Businesses in the US can expect more immigration crackdowns in 2018, experts say. The next step in the multi-level strategy of the Trump administration to cut down on illegal immigration is worksite enforcement. Comments in recent months from Immigration and Customs Enforcement (ICE) show that raids and audits on employers to catch undocumented immigrant workers and their employers will step up this year.
In December, Thomas Homan, the ICE deputy director, told a press conference in Washington DC that he wanted to see work site operations increased by as much as 400 percent. In the summer of 2017, around 800 undocumented employees of Chicago’s Cloverhill Bakery were fired after an audit by immigration officers found many of them had obtained work via stolen or fake papers. More recently, ICE officers raided almost 100 7-Eleven stores across the US, resulting in the arrest of 21 suspected undocumented immigrants.

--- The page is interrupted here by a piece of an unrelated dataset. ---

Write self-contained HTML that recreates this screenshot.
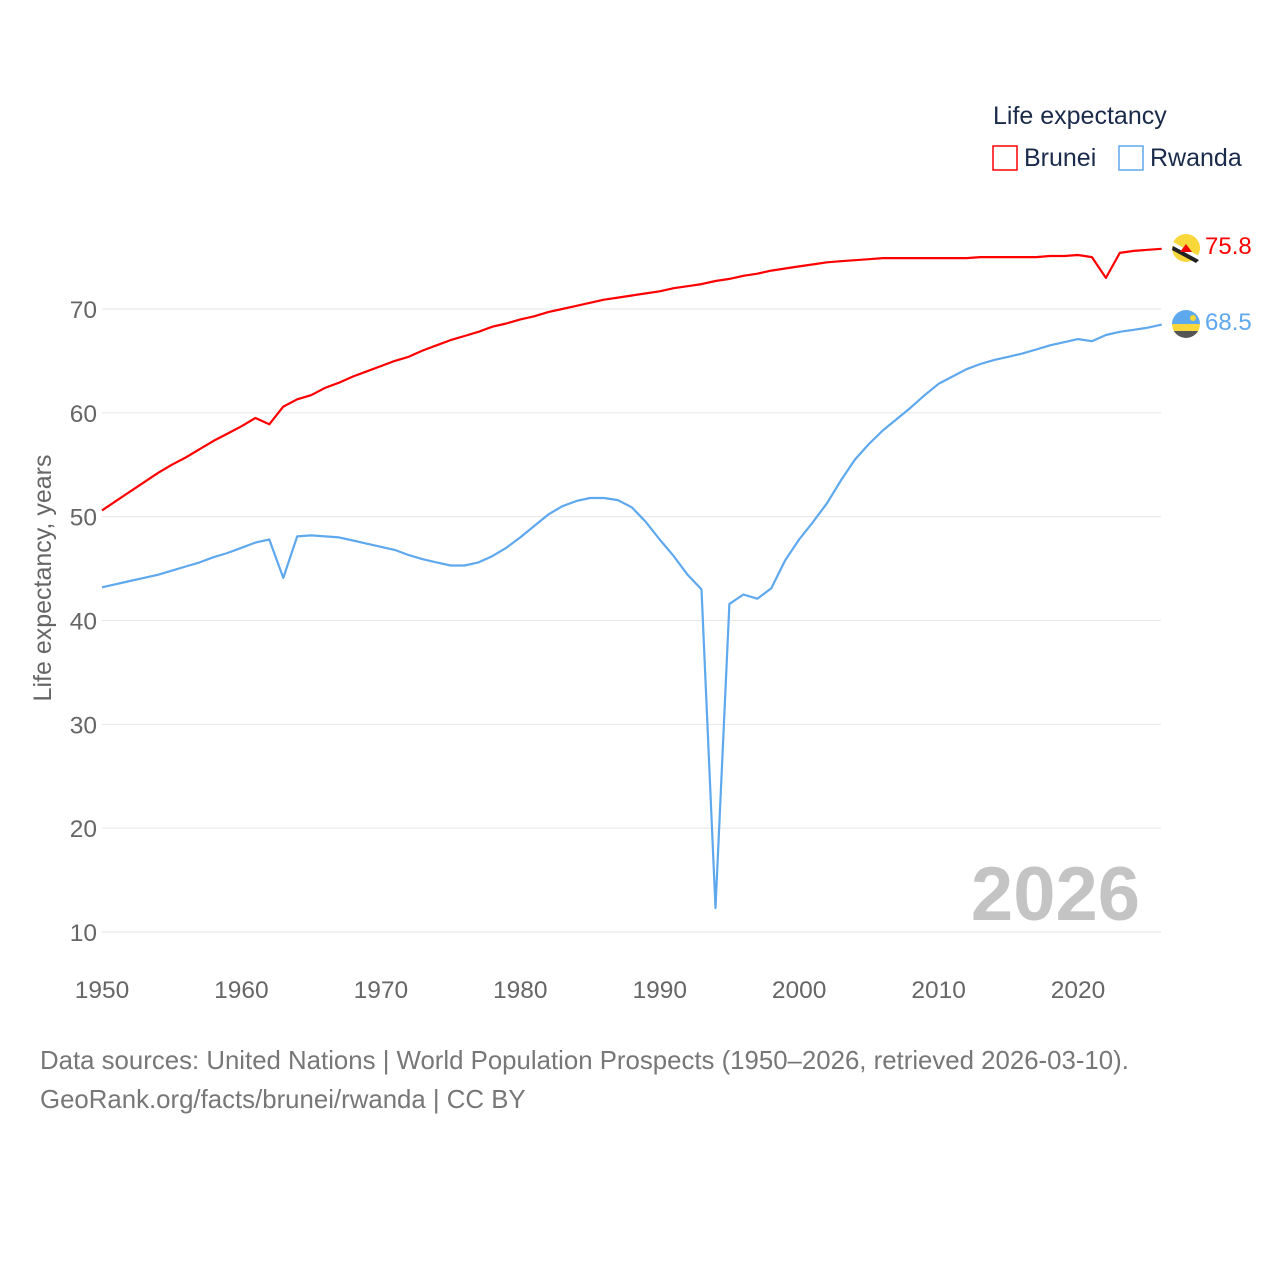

ICE carry out regular 1-9 audits, which attempt to verify if employees provided proper evidence of identification, like a Social Security card or driver’s license upon hiring. Employers must keep the forms for the duration of the employment, and until sometime after the employee has ceased working for the business.
ICE inspections reached a peak of 3127 in the 2013 fiscal year, after which the Obama administration moved its focus away from undocumented immigrants in the workplace, but that has now changed again under Trump. 1360 inspections were carried out in 2017, and the figure is expected to grow in 2018.